Beshear noted the error rate for the checks is about 2%.
However, Petrie is skeptical that the public will ever know the true number of checks sent erroneously.
“Yes, we’ve had some checks that have been turned back in,” he said. “These are, again, good-hearted people. They’re trying to do the right thing. How many other people have simply cashed a check and moved on? And there was no real reason for them to receive the check in the first place.”
Were the checks sent with a ‘political phrase’ attached?
Stivers said the need for “better oversight and operations” is par for the course with Beshear’s administration and “the way they’ve dealt with things.”
“These were dollars that were raised, that are having almost a political phrase attached to them, using one’s official position to raise and then distribute, so it should be treated no differently than a dollar that goes through the city, the county or the state, with some type of oversight, knowledge, of what’s being done, process,” Stivers said. “It’s not just like an audit of the dollars, but it is a process audit, too. Who’s determining this? Who’s determining how much it should be? For what purpose? And here is the dollar that you make sure it gets to the right person that has been impacted.”

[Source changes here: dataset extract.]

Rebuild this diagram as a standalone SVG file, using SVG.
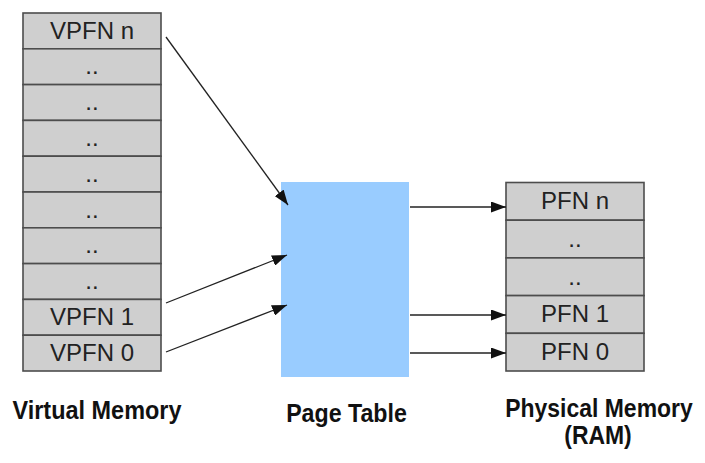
<svg xmlns="http://www.w3.org/2000/svg" width="705" height="463" viewBox="0 0 705 463">
<style>
.cell{fill:#cfcfcf;stroke:#4d4d4d;stroke-width:1.6}
.lbl{font-family:"Liberation Sans",Arial,sans-serif;font-size:24px;fill:#222;text-anchor:middle}
.cap{font-family:"Liberation Sans",Arial,sans-serif;font-size:25.5px;font-weight:bold;fill:#111;text-anchor:middle}
.conn{stroke:#222;stroke-width:1.3;fill:none;marker-end:url(#arr)}
</style>
<defs>
<marker id="arr" markerUnits="userSpaceOnUse" markerWidth="15" markerHeight="11" refX="15" refY="5.5" orient="auto">
<path d="M0,0 L15,5.5 L0,11 z" fill="#111"/>
</marker>
</defs>
<rect width="705" height="463" fill="#fff"/>
<g id="virtual-memory">
<rect class="cell" x="23" y="13" width="138" height="35.8"/>
<rect class="cell" x="23" y="48.8" width="138" height="35.8"/>
<rect class="cell" x="23" y="84.6" width="138" height="35.8"/>
<rect class="cell" x="23" y="120.4" width="138" height="35.8"/>
<rect class="cell" x="23" y="156.2" width="138" height="35.8"/>
<rect class="cell" x="23" y="192" width="138" height="35.8"/>
<rect class="cell" x="23" y="227.8" width="138" height="35.8"/>
<rect class="cell" x="23" y="263.6" width="138" height="35.8"/>
<rect class="cell" x="23" y="299.4" width="138" height="35.8"/>
<rect class="cell" x="23" y="335.2" width="138" height="35.8"/>
<text class="lbl" x="92" y="39">VPFN n</text>
<text class="lbl" x="92" y="74">..</text>
<text class="lbl" x="92" y="110">..</text>
<text class="lbl" x="92" y="146">..</text>
<text class="lbl" x="92" y="182">..</text>
<text class="lbl" x="92" y="218">..</text>
<text class="lbl" x="92" y="253">..</text>
<text class="lbl" x="92" y="289">..</text>
<text class="lbl" x="92" y="325">VPFN 1</text>
<text class="lbl" x="92" y="361">VPFN 0</text>
<text class="cap" transform="translate(97,418.5) scale(0.92,1)">Virtual Memory</text>
</g>
<g id="page-table">
<rect x="281" y="182" width="128" height="195" fill="#99ccff"/>
<text class="cap" transform="translate(346.5,421.5) scale(0.91,1)">Page Table</text>
</g>
<g id="physical-memory">
<rect class="cell" x="506" y="182.5" width="138" height="37.7"/>
<rect class="cell" x="506" y="220.2" width="138" height="37.7"/>
<rect class="cell" x="506" y="257.9" width="138" height="37.7"/>
<rect class="cell" x="506" y="295.6" width="138" height="37.7"/>
<rect class="cell" x="506" y="333.3" width="138" height="37.7"/>
<text class="lbl" x="575" y="209">PFN n</text>
<text class="lbl" x="575" y="247">..</text>
<text class="lbl" x="575" y="285">..</text>
<text class="lbl" x="575" y="322">PFN 1</text>
<text class="lbl" x="575" y="360">PFN 0</text>
<text class="cap" transform="translate(599,417) scale(0.9,1)">Physical Memory</text>
<text class="cap" transform="translate(598,443.5) scale(0.9,1)">(RAM)</text>
</g>
<g id="connectors">
<line class="conn" x1="166" y1="37" x2="288" y2="205"/>
<line class="conn" x1="166" y1="303" x2="287" y2="255"/>
<line class="conn" x1="166" y1="352" x2="287" y2="305"/>
<line class="conn" x1="410" y1="207" x2="506" y2="207"/>
<line class="conn" x1="410" y1="315" x2="506" y2="315"/>
<line class="conn" x1="410" y1="353" x2="506" y2="353"/>
</g>
</svg>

The “political phrase” Stivers referenced is “Team Kentucky.”
Both Beshear the politician and Beshear the governor have used various iterations of “Team Kentucky” in recent years. The inauguration parade was the “Team Kentucky” Inauguration Parade. His weekly press conferences are “Team Kentucky” updates. Gubernatorial campaign emails are often sent from “Team Beshear.” The phrase “Team Kentucky” was even the subject of a trademark battle between the commonwealth and the University of Kentucky.
In response to a Herald-Leader open records request, the Public Protection Cabinet provided a copy of the standard letter sent to check recipients in December 2022. The stationery bears the “Team Kentucky” logo that also adorns many government websites.
The letter, from Public Protection Secretary Ray Perry, explains “the Governor launched the Team Western Kentucky Tornado Relief Fund which today is providing you a payment to help ease your hardships.”
Perry’s letter concludes: “Finally, the Governor asked me to personally pass along how much he cares about you and everyone else impacted by these events.”